Since the microgrids are interfaced with existing power systems and have critical equipment such as transformers, the return path for fault currents is the earth mass; for this reason, the microgrids are not exempted from the design and operation compliance requirements of earth grid designs. The safety and operational requirements ofzare applicable for microgrids, as well as all the necessary measures as prescribed in a traditional substation, and earth grid design guidelines must be adhered to as there is a risk of exposure to dangerous elevated voltages [21,22].
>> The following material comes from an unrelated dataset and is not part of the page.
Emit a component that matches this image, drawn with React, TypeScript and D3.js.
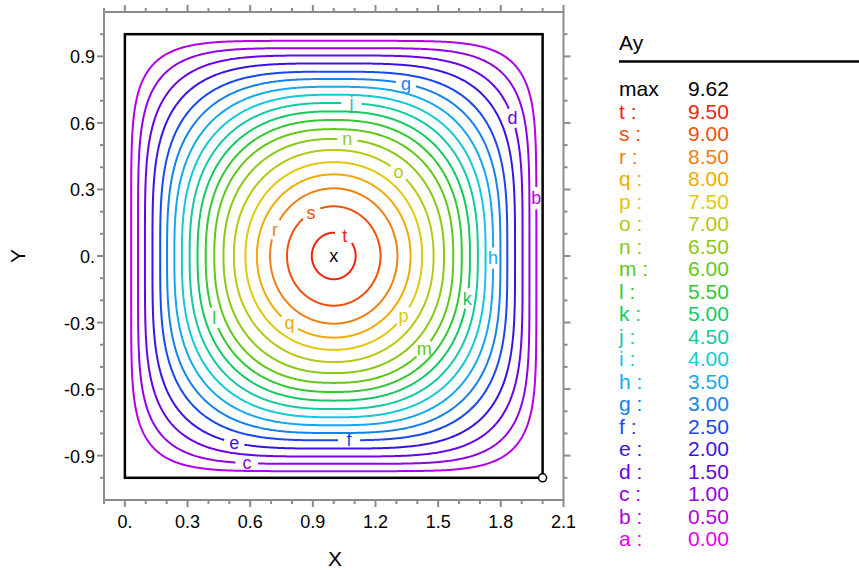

Various earthing methods are applicable for microgrids depending on the type of system and configuration used in the respective AC and DC systems. For AC grids, the earthing systems used are the terra-neutral (TN), terra-terra (TT), isolated terra (IT), and high-resistance grounding (HRG) [23]. The TN system is further divided into different grounds, i.e., TN-S, TN-C, and TN-C-S, with S denoting separate and C denoting combined [23].

Studies conducted by [2,23] highlight the importance of AC power system grid earthing configurations integrated with a DC microgrid system, where the different studies show that high neutral voltage fluctuations result in AC grid TN networks with an isolated earthing configuration in the microgrid’s DC bus due to its common mode voltage generated by converters [23]. For this reason, amongst others, high-resistance grounding (HRG) is highly recommended instead of isolated grounding configurations [2]. In addition, it is critical that, when designing the earth grid for microgrids, the inherent fault level of the power system as well as the fault level generated by the microgrids is considered to ensure the adequate sizing of earth grid elements such as conductors, earth electrodes, connection bars, and risers.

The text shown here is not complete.